Monsieur le président, monsieur le ministre, mes chers collègues, si le texte qui nous est soumis aujourd’hui a mis longtemps à être examiné successivement par nos deux assemblées, c’est d’abord parce qu’il s’agit d’un texte dense dont le volume n’a cessé de croître. On est bien loin des 46 articles du texte initialement présenté par le prédécesseur de M. le ministre de l’intérieur, puisque, en deuxième lecture, nos collègues députés étaient saisis de 110 articles.
Mais, au-delà de sa « taille », le fond du texte a également beaucoup évolué, notamment grâce aux travaux du Sénat.
On se souvient que la première lecture du projet de loi au Sénat avait été marquée par l’examen d’une série d’amendements déposés par le Gouvernement, amendements qui avaient très sérieusement modifié la tonalité du texte. Ils avaient suscité un vif débat, aussi bien en commission qu’en séance publique. Toujours est-il que, sur l’ensemble de ces sujets, nous étions parvenus, notamment grâce au travail de M. le rapporteur, à un équilibre qui avait permis au Sénat de voter ce texte.
Il faut le reconnaître, cet équilibre trouvé par le Sénat a été mis à mal à l’Assemblée nationale.
Qu’il s’agisse des peines planchers ou des périodes de sûreté, les députés ont écarté les garde-fous que nous avions prévus et les précisions que nous avions apportées. L’Assemblée nationale est même allée au-delà du dispositif initialement proposé au Sénat par le Gouvernement.
Aussi, je tiens à saluer les travaux de la commission des lois et de son rapporteur, Jean-Patrick Courtois, qui ont su faire preuve de persévérance et qui, sur tous ces sujets, ont voulu en revenir à la rédaction initialement adoptée par le Sénat.
Concernant l’application des peines planchers à des primo-délinquants, j’avais déjà fait part de mon scepticisme en première lecture, scepticisme partagé par de nombreux collègues dans divers groupes.

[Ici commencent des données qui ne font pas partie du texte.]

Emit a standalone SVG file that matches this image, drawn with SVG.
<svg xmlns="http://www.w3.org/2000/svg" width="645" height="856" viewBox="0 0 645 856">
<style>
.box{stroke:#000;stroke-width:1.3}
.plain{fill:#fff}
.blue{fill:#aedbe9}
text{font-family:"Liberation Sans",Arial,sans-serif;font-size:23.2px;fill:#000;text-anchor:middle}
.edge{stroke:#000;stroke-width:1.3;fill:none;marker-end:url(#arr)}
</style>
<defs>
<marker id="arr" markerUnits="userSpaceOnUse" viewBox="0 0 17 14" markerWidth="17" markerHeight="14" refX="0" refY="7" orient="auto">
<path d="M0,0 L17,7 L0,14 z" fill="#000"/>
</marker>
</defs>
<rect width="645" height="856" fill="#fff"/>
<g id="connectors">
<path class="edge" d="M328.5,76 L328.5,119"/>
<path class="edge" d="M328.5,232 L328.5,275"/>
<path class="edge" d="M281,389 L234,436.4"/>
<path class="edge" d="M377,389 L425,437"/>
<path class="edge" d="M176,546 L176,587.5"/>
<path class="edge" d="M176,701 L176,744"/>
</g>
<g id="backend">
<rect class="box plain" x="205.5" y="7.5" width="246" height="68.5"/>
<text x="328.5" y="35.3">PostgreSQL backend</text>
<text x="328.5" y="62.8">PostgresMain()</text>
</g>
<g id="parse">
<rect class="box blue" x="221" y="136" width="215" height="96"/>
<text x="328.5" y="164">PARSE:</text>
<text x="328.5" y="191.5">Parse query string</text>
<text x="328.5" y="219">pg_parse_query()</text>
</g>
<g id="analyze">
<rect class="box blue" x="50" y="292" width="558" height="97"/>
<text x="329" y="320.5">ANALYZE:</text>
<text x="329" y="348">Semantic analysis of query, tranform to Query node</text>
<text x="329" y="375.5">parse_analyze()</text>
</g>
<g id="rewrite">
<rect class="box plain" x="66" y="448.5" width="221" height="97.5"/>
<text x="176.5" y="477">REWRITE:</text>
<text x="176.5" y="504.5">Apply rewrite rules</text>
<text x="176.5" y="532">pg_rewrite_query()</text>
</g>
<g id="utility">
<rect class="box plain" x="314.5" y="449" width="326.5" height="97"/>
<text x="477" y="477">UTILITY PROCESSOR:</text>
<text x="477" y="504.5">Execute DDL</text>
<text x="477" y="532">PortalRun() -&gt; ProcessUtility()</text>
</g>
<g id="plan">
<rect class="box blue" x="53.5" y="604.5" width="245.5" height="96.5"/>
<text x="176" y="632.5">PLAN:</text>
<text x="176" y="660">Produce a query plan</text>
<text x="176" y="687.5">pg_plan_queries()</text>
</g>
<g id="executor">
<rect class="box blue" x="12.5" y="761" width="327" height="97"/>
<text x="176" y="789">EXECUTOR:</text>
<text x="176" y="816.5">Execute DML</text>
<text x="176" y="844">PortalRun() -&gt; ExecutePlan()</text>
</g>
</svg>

En effet, jusqu’à présent, la législation relative aux peines planchers prévoyait des dispositions spécifiques pour les primo-délinquants. En tant que rapporteur de la loi ayant prévu ce type de peine, je puis témoigner que nous avions eu toutes les difficultés à élaborer un texte recevable sur le plan constitutionnel et acceptable par la magistrature.
De fait, je ne suis toujours pas convaincu par la nécessité de ce dispositif, qui semble difficilement compatible avec l’un des principes importants notre droit pénal, à savoir la personnalisation des peines.

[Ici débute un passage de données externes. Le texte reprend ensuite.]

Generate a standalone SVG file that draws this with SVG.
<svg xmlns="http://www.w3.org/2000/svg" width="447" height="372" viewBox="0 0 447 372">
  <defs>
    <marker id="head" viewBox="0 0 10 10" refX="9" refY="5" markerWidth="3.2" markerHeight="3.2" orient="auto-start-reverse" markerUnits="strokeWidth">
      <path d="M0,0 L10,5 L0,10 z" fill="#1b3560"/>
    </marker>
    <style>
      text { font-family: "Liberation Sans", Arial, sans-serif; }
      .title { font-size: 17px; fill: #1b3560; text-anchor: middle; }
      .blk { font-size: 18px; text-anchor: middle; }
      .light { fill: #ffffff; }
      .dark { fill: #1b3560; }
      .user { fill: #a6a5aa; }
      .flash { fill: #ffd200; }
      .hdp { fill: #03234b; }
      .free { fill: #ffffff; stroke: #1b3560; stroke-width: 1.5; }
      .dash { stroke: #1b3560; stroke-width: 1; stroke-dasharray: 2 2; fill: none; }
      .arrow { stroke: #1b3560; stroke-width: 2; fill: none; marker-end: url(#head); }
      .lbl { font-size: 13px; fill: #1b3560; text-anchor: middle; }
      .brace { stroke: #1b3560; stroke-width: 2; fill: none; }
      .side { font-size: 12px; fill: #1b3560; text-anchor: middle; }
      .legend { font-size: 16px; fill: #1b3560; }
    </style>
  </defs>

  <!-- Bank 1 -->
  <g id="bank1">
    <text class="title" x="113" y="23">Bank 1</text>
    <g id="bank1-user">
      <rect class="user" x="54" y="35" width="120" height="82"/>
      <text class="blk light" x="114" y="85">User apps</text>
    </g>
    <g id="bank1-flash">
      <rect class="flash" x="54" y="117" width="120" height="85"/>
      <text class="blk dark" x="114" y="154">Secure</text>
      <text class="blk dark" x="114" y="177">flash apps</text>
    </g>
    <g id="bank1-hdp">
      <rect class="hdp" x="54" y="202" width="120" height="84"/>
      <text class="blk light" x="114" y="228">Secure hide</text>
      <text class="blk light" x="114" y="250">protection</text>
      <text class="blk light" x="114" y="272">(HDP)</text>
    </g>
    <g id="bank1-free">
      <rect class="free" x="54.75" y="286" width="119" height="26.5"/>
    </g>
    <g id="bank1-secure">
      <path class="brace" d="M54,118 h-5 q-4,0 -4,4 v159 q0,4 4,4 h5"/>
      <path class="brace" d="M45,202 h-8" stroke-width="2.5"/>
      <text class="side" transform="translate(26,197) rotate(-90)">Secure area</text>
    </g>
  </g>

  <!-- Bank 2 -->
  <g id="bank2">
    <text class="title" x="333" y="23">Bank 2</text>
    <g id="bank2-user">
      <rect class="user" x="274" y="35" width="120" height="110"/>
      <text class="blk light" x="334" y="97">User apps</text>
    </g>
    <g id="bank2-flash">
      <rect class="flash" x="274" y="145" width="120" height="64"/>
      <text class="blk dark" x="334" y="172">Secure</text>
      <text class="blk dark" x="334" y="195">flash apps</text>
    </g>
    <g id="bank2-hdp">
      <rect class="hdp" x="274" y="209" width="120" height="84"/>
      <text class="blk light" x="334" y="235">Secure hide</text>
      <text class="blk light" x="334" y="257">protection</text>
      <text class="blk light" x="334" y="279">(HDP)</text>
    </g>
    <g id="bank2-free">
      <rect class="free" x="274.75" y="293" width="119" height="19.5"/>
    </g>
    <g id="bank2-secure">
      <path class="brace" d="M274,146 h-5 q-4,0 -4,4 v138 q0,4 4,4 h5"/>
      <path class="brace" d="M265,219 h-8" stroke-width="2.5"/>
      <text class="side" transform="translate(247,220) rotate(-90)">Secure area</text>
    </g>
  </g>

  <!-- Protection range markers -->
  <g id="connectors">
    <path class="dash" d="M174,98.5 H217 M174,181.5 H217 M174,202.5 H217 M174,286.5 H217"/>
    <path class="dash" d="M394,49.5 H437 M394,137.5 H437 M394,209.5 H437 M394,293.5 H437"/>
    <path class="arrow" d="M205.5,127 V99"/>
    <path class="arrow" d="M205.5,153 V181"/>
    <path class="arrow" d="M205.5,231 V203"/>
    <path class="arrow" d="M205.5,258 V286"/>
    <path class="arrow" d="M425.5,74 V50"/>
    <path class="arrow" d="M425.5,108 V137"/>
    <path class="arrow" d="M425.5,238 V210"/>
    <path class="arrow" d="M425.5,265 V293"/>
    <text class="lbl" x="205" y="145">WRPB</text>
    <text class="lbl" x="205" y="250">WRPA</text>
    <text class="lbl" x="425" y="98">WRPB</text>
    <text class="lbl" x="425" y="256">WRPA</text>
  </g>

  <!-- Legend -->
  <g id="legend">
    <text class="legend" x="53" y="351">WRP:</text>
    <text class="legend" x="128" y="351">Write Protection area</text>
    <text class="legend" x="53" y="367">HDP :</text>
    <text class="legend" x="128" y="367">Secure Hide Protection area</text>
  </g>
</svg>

Par ailleurs, il est à craindre que les dispositions contenues dans le présent texte ne soient contraires à la Constitution. Comme le relève notre collègue Jean-Patrick Courtois dans son rapport, le Conseil constitutionnel avait validé le dispositif des peines planchers en 2007 en raison de l’état de récidive légale, qui « constitue en elle-même une circonstance objective de particulière gravité ».
J’approuve donc pleinement les aménagements réintroduits par la commission, qui permettront de limiter l’application des peines planchers aux cas de violences les plus graves ayant entraîné une incapacité temporaire de travail de quinze jours au moins.

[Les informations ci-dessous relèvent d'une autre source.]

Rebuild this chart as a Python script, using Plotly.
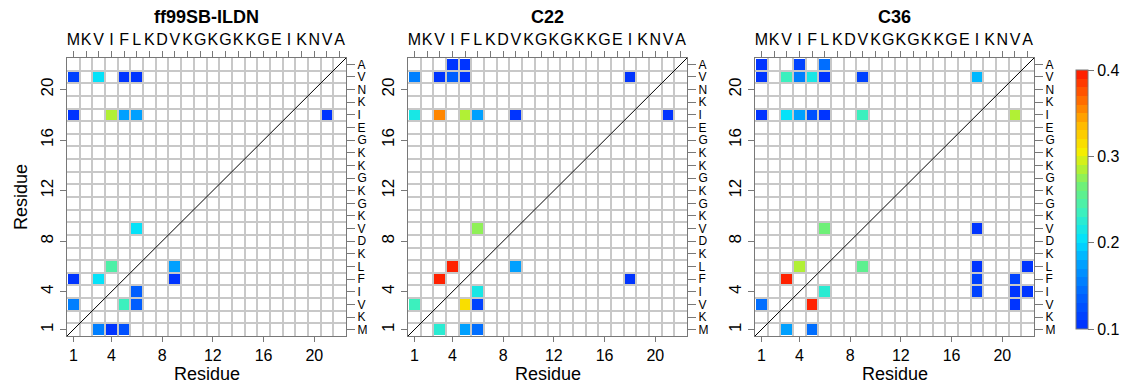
import numpy as np
import plotly.graph_objects as go

# ---------------- data ----------------
sequence = ["M", "K", "V", "I", "F", "L", "K", "D", "V", "K", "G",
            "K", "G", "K", "K", "G", "E", "I", "K", "N", "V", "A"]
n_res = len(sequence)
panel_titles = ["ff99SB-ILDN", "C22", "C36"]
num_ticks = [1, 4, 8, 12, 16, 20]

# ff99SB-ILDN contacts (residue i, residue j, probability)
ff99_x = [1, 3, 5, 6, 1, 4, 5, 6, 21, 6, 4, 9, 1, 3, 9, 6, 1, 5, 6, 3, 4, 5]
ff99_y = [21, 21, 21, 21, 18, 18, 18, 18, 18, 9, 6, 6, 5, 5, 5, 4, 3, 3, 3, 1, 1, 1]
ff99_v = [0.12, 0.20, 0.105, 0.105, 0.11, 0.28, 0.17, 0.17, 0.105, 0.20, 0.245, 0.18,
          0.10, 0.20, 0.10, 0.13, 0.16, 0.24, 0.13, 0.16, 0.10, 0.125]

# C22 contacts
c22_x = [4, 5, 1, 3, 4, 5, 18, 1, 3, 5, 6, 9, 21, 6, 4, 9, 3, 18, 6, 1, 5, 6, 3, 5, 6]
c22_y = [22, 22, 21, 21, 21, 21, 21, 18, 18, 18, 18, 18, 18, 9, 6, 6, 5, 5, 4, 3, 3, 3, 1, 1, 1]
c22_v = [0.105, 0.105, 0.16, 0.11, 0.135, 0.105, 0.105, 0.22, 0.36, 0.28, 0.18, 0.105, 0.105,
         0.27, 0.40, 0.18, 0.395, 0.105, 0.22, 0.235, 0.32, 0.115, 0.225, 0.175, 0.14]

# C36 contacts
c36_x = [1, 4, 6, 1, 3, 4, 5, 6, 9, 18, 1, 3, 4, 5, 6, 9, 21, 6, 18,
         4, 9, 18, 22, 3, 18, 21, 6, 18, 21, 22, 1, 5, 21, 3, 5]
c36_y = [22, 22, 22, 21, 21, 21, 21, 21, 21, 21, 18, 18, 18, 18, 18, 18, 18, 9, 9,
         6, 6, 6, 6, 5, 5, 5, 4, 4, 4, 4, 3, 3, 3, 1, 1]
c36_v = [0.105, 0.12, 0.15, 0.105, 0.235, 0.155, 0.215, 0.105, 0.115, 0.185,
         0.105, 0.20, 0.18, 0.125, 0.105, 0.24, 0.28, 0.26, 0.105,
         0.28, 0.25, 0.105, 0.105, 0.395, 0.12, 0.12, 0.225, 0.12, 0.11, 0.11,
         0.14, 0.395, 0.105, 0.175, 0.14]

cbar_ticks = [0.1, 0.2, 0.3, 0.4]
zmin, zmax = 0.1, 0.4

# ---------------- style ----------------
FONT = "Liberation Sans, Arial, sans-serif"
GRID = "rgb(200,200,200)"
FRAME = "rgb(120,120,120)"
W, H = 1124, 386

# stepped rainbow (blue -> cyan -> green -> yellow -> red)
anchors = [(0.0, (0, 45, 255)), (0.12, (0, 95, 255)), (0.25, (0, 160, 255)),
           (0.34, (0, 225, 255)), (0.45, (60, 240, 190)), (0.55, (110, 240, 120)),
           (0.62, (180, 240, 50)), (0.68, (245, 240, 0)), (0.78, (255, 190, 0)),
           (0.88, (255, 110, 0)), (1.0, (255, 20, 0))]


def interp(t):
    for (t0, c0), (t1, c1) in zip(anchors[:-1], anchors[1:]):
        if t0 <= t <= t1:
            f = (t - t0) / (t1 - t0) if t1 > t0 else 0
            return tuple(int(round(a + (b - a) * f)) for a, b in zip(c0, c1))
    return anchors[-1][1]


nb = 30
colorscale = []
for k in range(nb):
    c = interp((k + 0.5) / nb)
    col = f"rgb({c[0]},{c[1]},{c[2]})"
    colorscale.append([k / nb, col])
    colorscale.append([(k + 1) / nb, col])


def dense(xs, ys, vs):
    z = np.full((n_res, n_res), np.nan)
    for x, y, v in zip(xs, ys, vs):
        z[y - 1, x - 1] = v
    return z


panels = [(ff99_x, ff99_y, ff99_v), (c22_x, c22_y, c22_v), (c36_x, c36_y, c36_v)]

# panel geometry (pixels)
lefts = [67, 408, 755]
pw = 279
top_px, bot_px = 58, 336
ydom = [1 - bot_px / H, 1 - top_px / H]

fig = go.Figure()
layout = dict()
res = list(range(1, n_res + 1))

for i, (xs, ys, vs) in enumerate(panels):
    xid_b = 2 * i + 1
    xid_t = 2 * i + 2
    yid_l = 2 * i + 1
    yid_r = 2 * i + 2
    xname_b = "xaxis" if xid_b == 1 else f"xaxis{xid_b}"
    yname_l = "yaxis" if yid_l == 1 else f"yaxis{yid_l}"
    xref_b = "x" if xid_b == 1 else f"x{xid_b}"
    yref_l = "y" if yid_l == 1 else f"y{yid_l}"
    xref_t = f"x{xid_t}"
    yref_r = f"y{yid_r}"
    xdom = [lefts[i] / W, (lefts[i] + pw) / W]

    z = dense(xs, ys, vs)
    fig.add_trace(go.Heatmap(
        x=res, y=res, z=z, xaxis=xref_b, yaxis=yref_l,
        zmin=zmin, zmax=zmax, colorscale=colorscale, xgap=2, ygap=2,
        showscale=(i == 2), hoverongaps=False,
        colorbar=dict(
            x=1076 / W, xanchor="left", y=1 - 329 / H, yanchor="bottom",
            len=259 / H, lenmode="fraction", thickness=12,
            xpad=0, ypad=0,
            outlinewidth=1, outlinecolor=FRAME,
            tickvals=cbar_ticks, ticktext=[f"{t:.1f}" for t in cbar_ticks],
            ticks="outside", ticklen=6, tickcolor=FRAME,
            tickfont=dict(family=FONT, size=16, color="black"),
        ),
    ))
    # diagonal reference line (drawn on the top/right axes so they render)
    fig.add_trace(go.Scatter(
        x=[0.5, n_res + 0.5], y=[0.5, n_res + 0.5], mode="lines",
        line=dict(color="black", width=1), xaxis=xref_t, yaxis=yref_r,
        showlegend=False, hoverinfo="skip"))

    common_x = dict(range=[0.5, n_res + 0.5], domain=xdom, showline=True,
                    linecolor=FRAME, linewidth=1, zeroline=False,
                    fixedrange=True, automargin=False)
    common_y = dict(range=[0.5, n_res + 0.5], domain=ydom, showline=True,
                    linecolor=FRAME, linewidth=1, zeroline=False,
                    fixedrange=True, automargin=False)

    layout[xname_b] = dict(
        **common_x, anchor=yref_l, side="bottom",
        tickvals=num_ticks, ticks="outside", ticklen=5, tickcolor=FRAME,
        tickangle=0,
        tickfont=dict(family=FONT, size=16, color="black"),
        showgrid=False,
        minor=dict(tick0=0.5, dtick=1, showgrid=True, gridcolor=GRID,
                   gridwidth=1.5, ticks=""),
    )
    layout[f"xaxis{xid_t}"] = dict(
        **common_x, anchor=yref_r, overlaying=xref_b, side="top",
        tickvals=res, ticktext=sequence, ticks="outside", ticklen=6,
        tickcolor=FRAME, showgrid=False, tickangle=0,
        tickfont=dict(family=FONT, size=16, color="black"),
    )
    layout[yname_l] = dict(
        **common_y, anchor=xref_b, side="left",
        tickvals=num_ticks, ticks="outside", ticklen=6, tickcolor=FRAME,
        tickangle=-90, showgrid=False,
        tickfont=dict(family=FONT, size=17, color="black"),
        minor=dict(tick0=0.5, dtick=1, showgrid=True, gridcolor=GRID,
                   gridwidth=1.5, ticks=""),
    )
    layout[f"yaxis{yid_r}"] = dict(
        **common_y, anchor=xref_t, overlaying=yref_l, side="right",
        tickvals=res, ticktext=sequence, ticks="outside", ticklen=8,
        tickcolor=FRAME, showgrid=False, tickangle=0,
        tickfont=dict(family=FONT, size=12, color="black"),
    )

annotations = []
for i, t in enumerate(panel_titles):
    cx = (lefts[i] + pw / 2) / W
    annotations.append(dict(
        text=f"<b>{t}</b>", x=cx, y=1 - 17 / H,
        xref="paper", yref="paper", showarrow=False,
        font=dict(family=FONT, size=18, color="black"),
        xanchor="center", yanchor="middle"))
    annotations.append(dict(
        text="Residue", x=cx, y=0,
        xref="paper", yref="paper", showarrow=False,
        font=dict(family=FONT, size=18, color="black"),
        xanchor="center", yanchor="bottom"))
annotations.append(dict(
    text="Residue", x=21 / W, y=(ydom[0] + ydom[1]) / 2,
    xref="paper", yref="paper", showarrow=False, textangle=-90,
    font=dict(family=FONT, size=18, color="black"),
    xanchor="center", yanchor="middle"))

fig.update_layout(
    **layout,
    width=W, height=H,
    margin=dict(l=0, r=0, t=0, b=0, autoexpand=False),
    paper_bgcolor="white", plot_bgcolor="white",
    showlegend=False, annotations=annotations,
    font=dict(family=FONT, color="black"),
)

fig.write_html(
    "out.html",
    config={"displayModeBar": False},
    post_script="document.body.style.margin='0';document.body.style.overflow='hidden';",
)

Concernant l’allongement de la durée de la période de sûreté pour les auteurs d’un assassinat commis sur un dépositaire de l’autorité publique, le Sénat avait à juste titre voté un dispositif présenté par Jean-Jacques Hyest, Nicolas About et Gérard Longuet prévoyant que cette peine serait applicable uniquement si ces crimes avaient été commis avec circonstance aggravante de guet-apens ou de bande organisée.
Nous ne voulons pas nous laisser enfermer dans un raisonnement selon lequel il y aurait d’un côté des laxistes, qui refuseraient le texte proposé par le Gouvernement et, de l’autre côté, des personnes sérieuses, qui l’approuveraient. Nous voulons simplement conserver le principe de hiérarchisation des peines et assurer aux forces de sécurité et à la justice leur pleine efficacité.
Or les députés ont supprimé ces exigences tenant aux circonstances aggravantes et une telle modification remet en cause le principe de proportionnalité entre l’infraction commise et la peine encourue.
Je ne répéterai pas ce que j’avais déclaré lors de la première lecture de ce projet de loi, mais bien d’autres crimes tout aussi odieux les uns que les autres nécessiteraient aussi une aggravation des peines encourues.